BitMine’s $10B ETH bet pushes NYSE uplisting
BitMine is heading to the NYSE with a balance sheet that’s heavily tilted towards Ethereum. As of 06 April, the firm reported $11.4 billion in total holdings, led by 4,803,334 ETH valued at roughly $10.2 billion, based on a price of $2,123.
Source: PR Newswire
Interestingly, the portfolio also includes 198 BTC, $864 million in cash, a $200 million stake in MrBeast’s Beast Industries, and $92 million in Eightco Holdings.
The 09 April uplisting will be a key step for the company, with its Ethereum-heavy belief. Chairman Tom Lee recently argued that ETH has outperformed both gold and the S&P 500 since the Iran crisis began.

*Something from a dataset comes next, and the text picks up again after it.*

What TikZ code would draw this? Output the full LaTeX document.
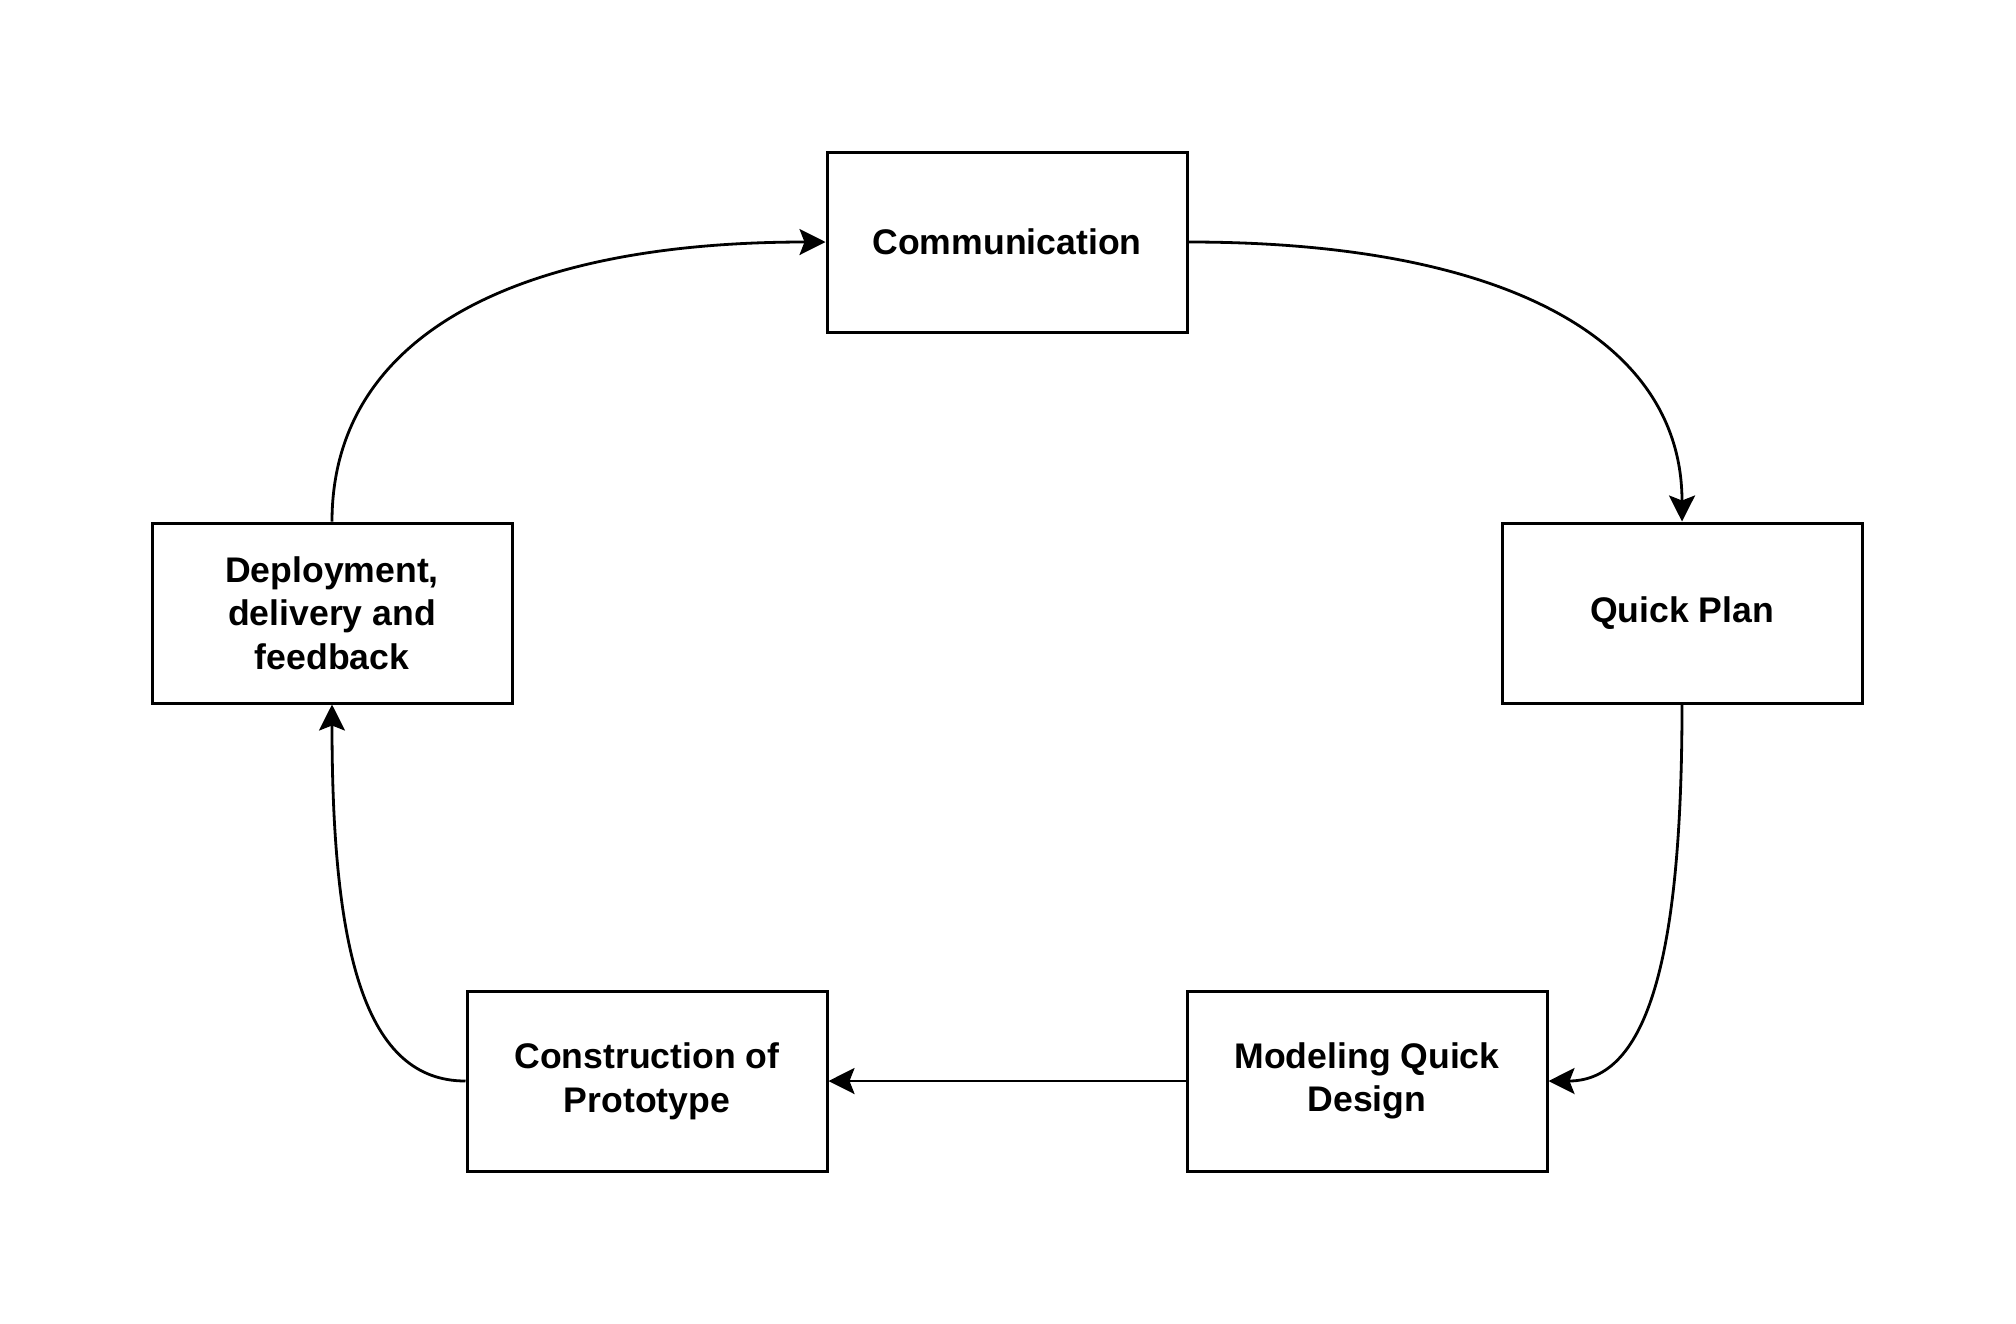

ETH supply falls, staking climbs
This is happening as (or because of) Ethereum’s exchange supply ratio falls to 0.125 – A decline in the amount of ETH readily available for trading.
Source: Cryptoquant
At the same time, total ETH staked has climbed to 38.8 million, an ATH. This means a significant portion of circulating supply is now locked up.
Source: Cryptoquant
The dynamic is simple, really. Less ETH is available for immediate selling, while more is being held for yield. This makes the case for a supply-driven price boost, especially if demand holds or increases.
ETH gives mixed signals
On the daily chart, ETH’s been grinding higher to … but still stuck. The price held at around $2.1K after a failed push towards $2.3K in mid-March. Recent candles flashed higher lows, which was constructive, but the pace wasn’t as strong.
Additionally, the RSI seemed to be neutral while capital inflows were weak.
Source: TradingView
Finally, Open interest climbed back towards $12.5B, so there were new open positions. Funding rates indicated that longs were back in control as well.
Source: Coinalyze
That said, there’s also the risk of crowding. If pace slows down, late longs could get squeezed.